On the morning of October 14, 2006, my phone rang at 7 in the morning. It was my wife’s aunt, “Was that car crash on your street? It’s on the news.” I had a vague memory of hearing the Doppler sound of a car speeding past my bedroom window in the middle of the night. Soon our phone was ringing every four or five minutes.

An intoxicated graduate of Deerfield High School had sped down our street and hit a tree. He was killed as was the DHS senior sitting behind him. Three other young people survived.

For some in our community, the world changed that day. Unfortunately, it feels like there was a brief period of shock and sadness that passed all too quickly. There is the old truism that says a stoplight doesn’t get put up at an intersection until someone is killed; it cases like these, it takes much more than that.

I walked to end of my street on that October morning. The news crew was there and so were a few of my neighbors. There were no skid marks; the car never braked. The police had marked the pavement with colored paint. The mark on the tree was the only concrete indication that anything had happened. Unfortunately, this was a sign of things to come.

The next day, my eight-year-old son and twelve year old daughter had questions. They wanted to see what was going on at the end of their street, so the three of us took a short walk. The crash site had become a memorial and there was a small crowd. Signs, notes, pictures and tokens had been placed around the tree. Soon, one of the kids who was in the crash came out of a nearby house smoking a cigarette. My children were shocked to see him smoking. They thought that smoking at the site of a crash caused by substance abuse was disrespectful. I agreed. It was another sign of things to come – or rather, things not to come.

As the community grieved and looked for answers, it became clear that there was plenty of blame to go around. There was the pointing of fingers, filing of lawsuits, and forming of parent groups, but not enough progress. At one community meeting not long after the crash, some parents were far more concerned about their liability when hosting a party than their children’s well being.

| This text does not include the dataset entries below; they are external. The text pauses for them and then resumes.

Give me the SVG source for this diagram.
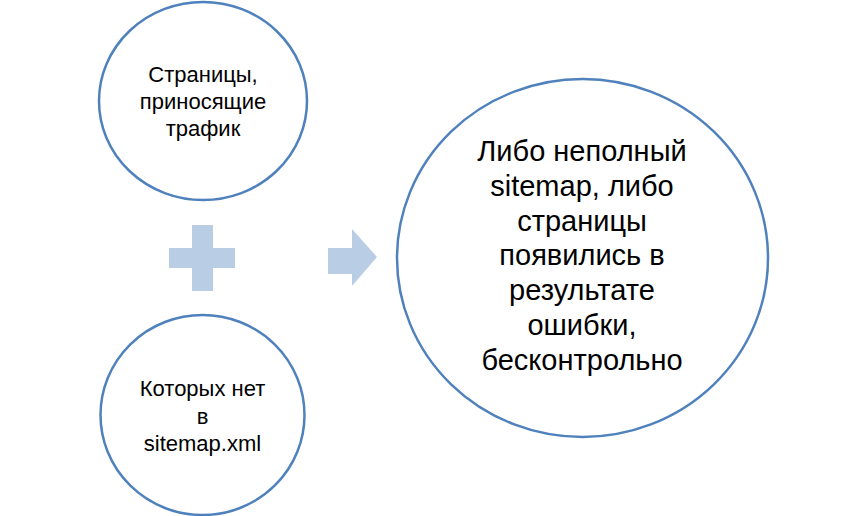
<svg xmlns="http://www.w3.org/2000/svg" width="866" height="516" viewBox="0 0 866 516">
<style>
.node{fill:#ffffff;stroke:#4f81bd;stroke-width:2.5}
.sym{fill:#b9cde5;stroke:none}
text{font-family:"Liberation Sans",Arial,sans-serif;fill:#000000;text-anchor:middle}
.s{font-size:22px}
.b{font-size:29px}
</style>
<rect width="866" height="516" fill="#ffffff"/>
<g id="node-pages">
<ellipse class="node" cx="203" cy="101" rx="104" ry="99"/>
<text class="s"><tspan x="203" y="82">Страницы,</tspan><tspan x="203" y="109">приносящие</tspan><tspan x="203" y="136">трафик</tspan></text>
</g>
<g id="node-notinsitemap">
<ellipse class="node" cx="202.5" cy="415" rx="102" ry="100"/>
<text class="s"><tspan x="202.5" y="396">Которых нет</tspan><tspan x="202.5" y="423.5">в</tspan><tspan x="202.5" y="451">sitemap.xml</tspan></text>
</g>
<g id="node-result">
<ellipse class="node" cx="582.5" cy="258" rx="185.5" ry="179"/>
<text class="b"><tspan x="582" y="161">Либо неполный</tspan><tspan x="582" y="195.8">sitemap, либо</tspan><tspan x="582" y="230.6">страницы</tspan><tspan x="582" y="265.4">появились в</tspan><tspan x="582" y="300.2">результате</tspan><tspan x="582" y="335">ошибки,</tspan><tspan x="582" y="369.8">бесконтрольно</tspan></text>
</g>
<g id="connectors">
<path id="plus" class="sym" d="M192,225 H213 V248 H235 V268 H213 V291 H192 V268 H169 V248 H192 Z"/>
<path id="arrow" class="sym" d="M328,248 H352 V229 L377,257 L352,286 V274 H328 Z"/>
</g>
</svg>
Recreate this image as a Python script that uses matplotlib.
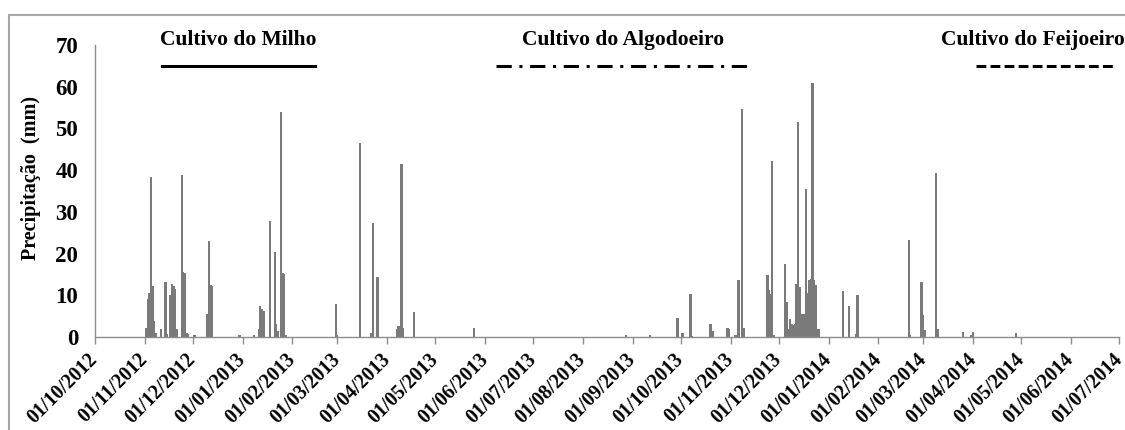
import matplotlib
matplotlib.use('agg')
import matplotlib.pyplot as plt
import matplotlib.dates as mdates
from matplotlib.patches import Rectangle

import numpy as np
import pandas as pd

plt.rcParams['font.family'] = ['Liberation Serif', 'DejaVu Serif']
plt.rcParams['font.weight'] = 'bold'

# Daily rainfall (mm), only days with rain are listed.
rain_dates = [
    '2012-11-02', '2012-11-03', '2012-11-04', '2012-11-05', '2012-11-06', '2012-11-07',
    '2012-11-08', '2012-11-11', '2012-11-14', '2012-11-15', '2012-11-17', '2012-11-18',
    '2012-11-19', '2012-11-20', '2012-11-21', '2012-11-24', '2012-11-25', '2012-11-26',
    '2012-11-27', '2012-11-28', '2012-12-02', '2012-12-10', '2012-12-11', '2012-12-12',
    '2012-12-13', '2012-12-30',
    '2013-01-08', '2013-01-11', '2013-01-12', '2013-01-13', '2013-01-14', '2013-01-18',
    '2013-01-21', '2013-01-22', '2013-01-23', '2013-01-25', '2013-01-26', '2013-01-27',
    '2013-01-28', '2013-02-28', '2013-03-01', '2013-03-15', '2013-03-22', '2013-03-23',
    '2013-03-26', '2013-04-07', '2013-04-08', '2013-04-09', '2013-04-10', '2013-04-11',
    '2013-04-18', '2013-05-25', '2013-08-28', '2013-09-12', '2013-09-29', '2013-10-02',
    '2013-10-07', '2013-10-08', '2013-10-19', '2013-10-20', '2013-10-21', '2013-10-30',
    '2013-10-31', '2013-11-04', '2013-11-06', '2013-11-08', '2013-11-09', '2013-11-24',
    '2013-11-25', '2013-11-26', '2013-11-27', '2013-11-28',
    '2013-12-05', '2013-12-06', '2013-12-07', '2013-12-08', '2013-12-09', '2013-12-10',
    '2013-12-11', '2013-12-12', '2013-12-13', '2013-12-14', '2013-12-15', '2013-12-16',
    '2013-12-17', '2013-12-18', '2013-12-19', '2013-12-20', '2013-12-21', '2013-12-22',
    '2013-12-23', '2013-12-24', '2013-12-25', '2013-12-26',
    '2014-01-10', '2014-01-14', '2014-01-18', '2014-01-19', '2014-02-20', '2014-02-21',
    '2014-02-28', '2014-03-01', '2014-03-02', '2014-03-09', '2014-03-10', '2014-03-26',
    '2014-03-31', '2014-04-01', '2014-04-28',
]
rain_mm = [
    2.2, 9.2, 10.5, 38.4, 12.2, 3.8,
    1.0, 1.8, 13.2, 0.6, 10.1, 12.8,
    12.2, 11.4, 2.0, 38.8, 15.5, 15.3,
    1.0, 0.8, 0.5, 5.6, 23.0, 12.5,
    12.3, 0.5,
    0.5, 1.9, 7.4, 6.6, 6.2, 27.8,
    20.3, 3.2, 1.4, 53.9, 15.4, 15.2,
    0.5, 8.0, 0.5, 46.6, 1.0, 27.3,
    14.4, 2.0, 2.6, 2.6, 41.4, 2.2,
    5.9, 2.2, 0.4, 0.4, 4.6, 1.0,
    10.2, 0.3, 3.0, 3.2, 1.5, 2.2,
    1.8, 0.5, 13.6, 54.6, 2.2, 14.8,
    11.2, 10.4, 42.1, 0.5,
    17.6, 8.4, 2.0, 4.2, 3.2, 2.8,
    3.0, 12.8, 51.6, 12.0, 5.6, 5.6,
    5.6, 35.6, 10.6, 13.6, 14.0, 60.8,
    13.7, 12.4, 1.8, 1.8,
    11.1, 7.4, 0.8, 10.0, 23.2, 0.5,
    13.3, 5.3, 1.7, 39.4, 2.0, 1.3,
    0.5, 1.3, 1.0,
]

# Crop periods: (label, start, end)
crop_names = ['Cultivo do Milho', 'Cultivo do Algodoeiro', 'Cultivo do Feijoeiro']
crop_start = ['2012-11-12', '2013-06-08', '2014-04-03']
crop_end = ['2013-02-15', '2013-11-13', '2014-06-27']

x_start, x_end = pd.Timestamp('2012-10-01'), pd.Timestamp('2014-07-01')

dates = pd.to_datetime(rain_dates)

fig = plt.figure(figsize=(11.25, 4.30), dpi=100)
ax = fig.add_axes([0.0844, 0.2163, 0.9103, 0.679])

ax.bar(dates, rain_mm, width=1.4, color='#7a7a7a', edgecolor='none', align='center')

ax.set_xlim(x_start, x_end)
ax.set_ylim(0, 70)
ax.set_yticks(np.arange(0, 71, 10))

ax.xaxis.set_major_locator(mdates.MonthLocator())
ax.xaxis.set_major_formatter(mdates.DateFormatter('%d/%m/%Y'))
for lbl in ax.get_xticklabels():
    lbl.set_rotation(45)
    lbl.set_ha('right')
    lbl.set_va('center')
    lbl.set_rotation_mode('anchor')
    lbl.set_fontsize(14.2)
    lbl.set_fontweight('bold')

ax.tick_params(axis='x', direction='out', length=5, width=1.0, color='#8c8c8c', pad=9)
ax.tick_params(axis='y', length=0, pad=12, labelsize=16.5)
for lbl in ax.get_yticklabels():
    lbl.set_fontweight('bold')

for side in ('top', 'right'):
    ax.spines[side].set_visible(False)
for side in ('left', 'bottom'):
    ax.spines[side].set_color('#8c8c8c')
    ax.spines[side].set_linewidth(1.0)

ax.set_ylabel('Precipitação  (mm)', fontsize=14.5, fontweight='bold')
ax.yaxis.set_label_coords(-0.053, 0.545)

# Crop period markers above the plot area
styles = [
    dict(linestyle='-'),
    dict(linestyle=(0, (5, 2.5, 1, 2.5))),
    dict(linestyle=(0, (3.2, 1.4))),
]
for name, s, e, st in zip(crop_names, crop_start, crop_end, styles):
    s, e = pd.Timestamp(s), pd.Timestamp(e)
    ax.plot([s, e], [65, 65], color='black', lw=2.2, clip_on=False, **st)
for name, s, e in zip(crop_names[:2], crop_start[:2], crop_end[:2]):
    mid = pd.Timestamp(s) + (pd.Timestamp(e) - pd.Timestamp(s)) / 2
    ax.text(mid, 71.3, name, ha='center', va='center', fontsize=15.5,
            fontweight='bold', clip_on=False)
ax.text(pd.Timestamp('2014-03-12'), 71.3, crop_names[2], ha='left', va='center',
        fontsize=15.5, fontweight='bold', clip_on=False)

# Chart frame
fig.patches.append(Rectangle((9 / 1125, -0.2), 1.2, 1.2 - 15 / 430,
                             transform=fig.transFigure, fill=False,
                             edgecolor='#a6a6a6', lw=1.5))

fig.savefig('out.png', dpi=100)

Here we are three years later. It would be cliché to ask, “Has anything changed?” Are these deaths the price for teenage irresponsibility and recklessness? Do we have to sacrifice teenagers periodically in order to wake up the community? Is this unavoidable? Are there always going to be parents who enable and kids who misbehave?

Regardless of the answers to these questions, I will not surrender our children because some believe these events are inevitable. I will not give them up without one hell of a fight. When I ask kids, “what will it take to change behavior?” they do not have an answer. They don’t know. There are countless examples of how our attempts to stem the tide of teenage blood is ineffective. Yet, none of this excuses us and permits us to lay down and do nothing. No matter what our odds for success, we must not give up the struggle.

On the Friday before homecoming this year, my students and I talked about having a safe celebration. I woke up late on Homecoming Saturday. My phone didn’t ring. That doesn’t mean it won’t tomorrow or the next day. In fact, I know it eventually will, even while I am hoping it will not.

They are all our children and they are our responsibility. And while we cannot prevent every horror, we can try. We must try, and we must keep trying. Our children’s lives depend on it.